Copy each line containing the word "matplotlib" from the records that follow, please.

> _Records supplied_
=======

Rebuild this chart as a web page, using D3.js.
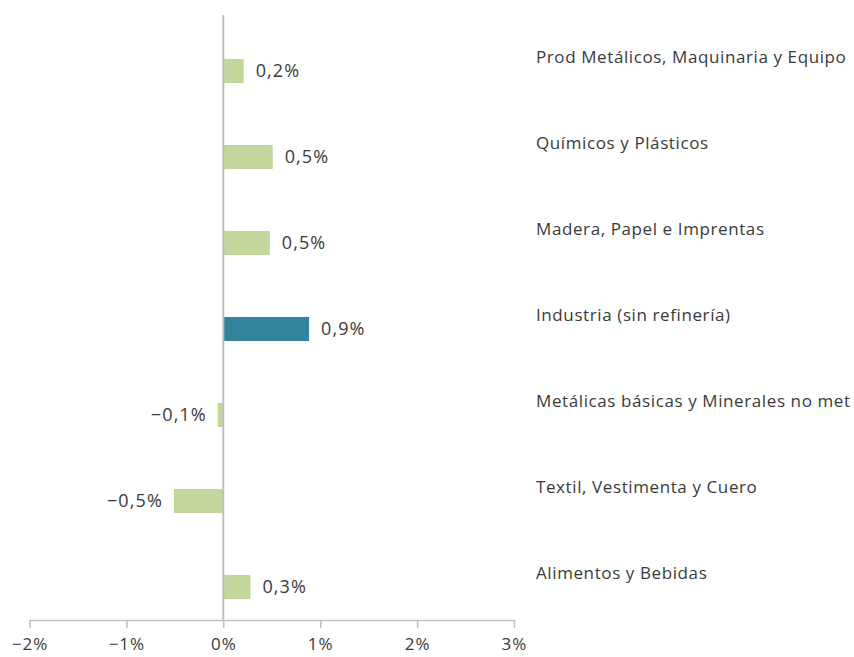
<!DOCTYPE html>
<html>
<head>
<meta charset="utf-8">
<script src="https://cdn.jsdelivr.net/npm/d3@7"></script>
<style>
  body { margin: 0; background: #fff; }
  text { font-family: "Open Sans", sans-serif; }
</style>
</head>
<body>
<div id="chart"></div>
<script>
var categories = ["Prod Metálicos, Maquinaria y Equipo", "Químicos y Plásticos", "Madera, Papel e Imprentas",
  "Industria (sin refinería)", "Metálicas básicas y Minerales no met", "Textil, Vestimenta y Cuero", "Alimentos y Bebidas"];
var values = [0.21, 0.51, 0.48, 0.885, -0.057, -0.51, 0.28];
var valueLabels = ["0,2%", "0,5%", "0,5%", "0,9%", "\u22120,1%", "\u22120,5%", "0,3%"];
var highlight = "Industria (sin refinería)";
var tickValues = [-2, -1, 0, 1, 2, 3];
var tickLabels = ["\u22122%", "\u22121%", "0%", "1%", "2%", "3%"];

var width = 854, height = 657;
var axisY = 620;

var svg = d3.select("#chart").append("svg")
  .attr("width", width)
  .attr("height", height);

var x = d3.scaleLinear()
  .domain([-2, 3])
  .range([29.5, 514]);

var y = d3.scaleBand()
  .domain(categories)
  .range([28, 630])
  .paddingInner(0.72)
  .paddingOuter(0.36);

// x axis
var xAxis = svg.append("g")
  .attr("transform", "translate(0," + axisY + ")")
  .call(d3.axisBottom(x).tickValues(tickValues).tickSize(8).tickSizeOuter(0)
    .tickFormat(function(d, i) { return tickLabels[i]; }));
xAxis.select(".domain").attr("stroke", "#bfbfbf").attr("stroke-width", 1.5);
xAxis.selectAll(".tick line").attr("stroke", "#bfbfbf").attr("stroke-width", 1.5);
xAxis.selectAll(".tick text")
  .attr("y", 18)
  .attr("font-size", "17px")
  .attr("letter-spacing", "1px")
  .attr("font-family", "'Open Sans', sans-serif")
  .attr("fill", "#3a3a3a");

// bars
svg.selectAll("rect.bar")
  .data(categories)
  .enter()
  .append("rect")
    .attr("class", "bar")
    .attr("x", function(d, i) { return x(Math.min(0, values[i])); })
    .attr("width", function(d, i) { return Math.abs(x(values[i]) - x(0)); })
    .attr("y", function(d) { return y(d); })
    .attr("height", y.bandwidth())
    .attr("fill", function(d) { return d === highlight ? "#31849b" : "#c3d69b"; });

// zero line
svg.append("line")
  .attr("x1", x(0)).attr("x2", x(0))
  .attr("y1", 15).attr("y2", axisY)
  .attr("stroke", "#bfbfbf")
  .attr("stroke-width", 2);

// value labels
svg.selectAll("text.val")
  .data(categories)
  .enter()
  .append("text")
    .attr("class", "val")
    .attr("x", function(d, i) { return values[i] < 0 ? x(values[i]) - 11 : x(values[i]) + 12; })
    .attr("y", function(d) { return y(d) + y.bandwidth() / 2; })
    .attr("dy", "0.36em")
    .attr("text-anchor", function(d, i) { return values[i] < 0 ? "end" : "start"; })
    .attr("font-size", "18px")
    .attr("letter-spacing", "1.1px")
    .attr("fill", "#3a3a3a")
    .text(function(d, i) { return valueLabels[i]; });

// category labels
svg.selectAll("text.cat")
  .data(categories)
  .enter()
  .append("text")
    .attr("class", "cat")
    .attr("x", 536)
    .attr("y", function(d) { return y(d) + y.bandwidth() / 2 - 14; })
    .attr("dy", "0.36em")
    .attr("font-size", "17px")
    .attr("letter-spacing", "0.6px")
    .attr("fill", "#3a3a3a")
    .text(function(d) { return d; });
</script>
</body>
</html>
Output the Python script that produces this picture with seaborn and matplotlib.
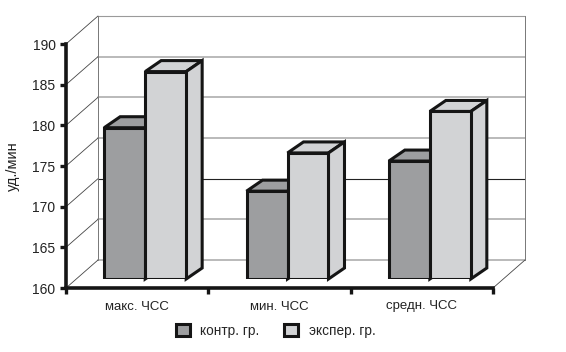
import numpy as np
import pandas as pd
import seaborn as sns
import matplotlib.pyplot as plt
from matplotlib.patches import Polygon, Patch

CATEGORIES = ["макс. ЧСС", "мин. ЧСС", "средн. ЧСС"]
GROUPS = ["контр. гр.", "экспер. гр."]
CONTROL = [178.6, 170.8, 174.5]
EXPER = [185.5, 175.5, 180.6]
Y_TICKS = [160, 165, 170, 175, 180, 185, 190]
Y_LABEL = "уд./мин"

COLORS = ["#9d9ea0", "#d2d3d5"]
OUT_PATH = "out.png"

W, H = 566, 352
YMIN, YMAX = 160, 190


def main():
    df = pd.DataFrame({
        "cat": CATEGORIES * 2,
        "group": [GROUPS[0]] * 3 + [GROUPS[1]] * 3,
        "val": CONTROL + EXPER,
    })

    sns.set_theme(style="white")
    plt.rcParams["font.family"] = ["Liberation Sans", "DejaVu Sans"]

    fig = plt.figure(figsize=(W / 100, H / 100), dpi=100)
    # front plane of the box (axes, ticks, labels)
    x0, y0, aw, ah = 66, 288, 427, 244
    ax = fig.add_axes([x0 / W, (H - y0) / H, aw / W, ah / H])
    ax.set_xlim(-0.5, 2.5)
    ax.set_ylim(YMIN, YMAX)
    ax.patch.set_alpha(0)

    # depth of the back wall in data units
    DX = 32 / aw * 3
    DY = 28 / ah * (YMAX - YMIN)
    for v in Y_TICKS:
        dark = v == 170
        ax.plot([-0.5 + DX, 2.5 + DX], [v + DY, v + DY],
                color="#222222" if dark else ("#9a9a9a" if v == YMAX else "#b4b4b4"),
                lw=0.8 if (dark or v == YMAX) else 1.3, clip_on=False, zorder=0)
        ax.plot([-0.5, -0.5 + DX], [v, v + DY], color="#444444", lw=0.6,
                clip_on=False, zorder=0)
    for xe in (-0.5 + DX, 2.5 + DX):
        ax.plot([xe, xe], [YMIN + DY, YMAX + DY], color="#777777", lw=0.7,
                clip_on=False, zorder=0)
    ax.plot([2.5, 2.5 + DX], [YMIN, YMIN + DY], color="#444444", lw=0.6,
            clip_on=False, zorder=0)

    # bars live a bit deeper inside the box
    bx = fig.add_axes([(x0 + 8) / W, (H - y0 + 9) / H, aw / W, ah / H], zorder=2)
    sns.barplot(data=df, x="cat", y="val", hue="group", palette=COLORS,
                width=0.576, saturation=1, edgecolor="#151515", linewidth=2.2,
                legend=False, ax=bx)
    bx.set_xlim(-0.5, 2.5)
    bx.set_ylim(YMIN, YMAX)
    bx.axis("off")
    bx.patch.set_alpha(0)

    ddx = 16 / aw * 3
    ddy = 11 / ah * (YMAX - YMIN)
    for p in list(bx.patches):
        h = p.get_height()
        p.set_y(YMIN)
        p.set_height(h - YMIN)
        p.set_zorder(3)
        p.set_joinstyle("miter")
        left = p.get_x()
        right = left + p.get_width()
        fc = p.get_facecolor()
        top = Polygon([(left, h), (right, h), (right + ddx, h + ddy), (left + ddx, h + ddy)],
                      closed=True, facecolor=fc, edgecolor="#151515", lw=2.2,
                      joinstyle="miter", zorder=2, clip_on=False)
        side = Polygon([(right, YMIN), (right + ddx, YMIN + ddy), (right + ddx, h + ddy), (right, h)],
                       closed=True, facecolor=fc, edgecolor="#151515", lw=2.2,
                       joinstyle="miter", zorder=2, clip_on=False)
        bx.add_patch(top)
        bx.add_patch(side)

    # axis styling
    for s in ["top", "right"]:
        ax.spines[s].set_visible(False)
    for s in ["left", "bottom"]:
        ax.spines[s].set_linewidth(2.6)
        ax.spines[s].set_color("#151515")
    ax.set_yticks(Y_TICKS)
    ax.set_yticklabels([str(t) for t in Y_TICKS], fontsize=10, color="#222222")
    ax.tick_params(axis="y", left=True, direction="out", length=4.5, width=2.4,
                   color="#151515", pad=3)
    ax.set_xticks(range(len(CATEGORIES)))
    ax.set_xticklabels(CATEGORIES, fontsize=9.5, color="#222222")
    ax.set_xticks([-0.5, 0.5, 1.5, 2.5], minor=True)
    ax.tick_params(axis="x", which="major", bottom=False, length=0, pad=9)
    ax.tick_params(axis="x", which="minor", bottom=True, direction="out", length=4,
                   width=2.4, color="#151515")
    ax.set_xlabel("")
    ax.set_ylabel(Y_LABEL, fontsize=10.5, color="#222222", labelpad=9)

    handles = [Patch(facecolor=c, edgecolor="#151515", lw=2.2) for c in COLORS]
    fig.legend(handles, GROUPS, loc="center", bbox_to_anchor=(0.487, 0.06),
               ncol=2, frameon=False, fontsize=9.8, handlelength=1.0,
               handleheight=1.0, columnspacing=1.8, handletextpad=0.8)

    fig.savefig(OUT_PATH, dpi=100)


if __name__ == "__main__":
    main()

=======

> _Output of the exercise_
Output the Python script that produces this picture with seaborn and matplotlib.
import matplotlib.pyplot as plt
from matplotlib.patches import Polygon, Patch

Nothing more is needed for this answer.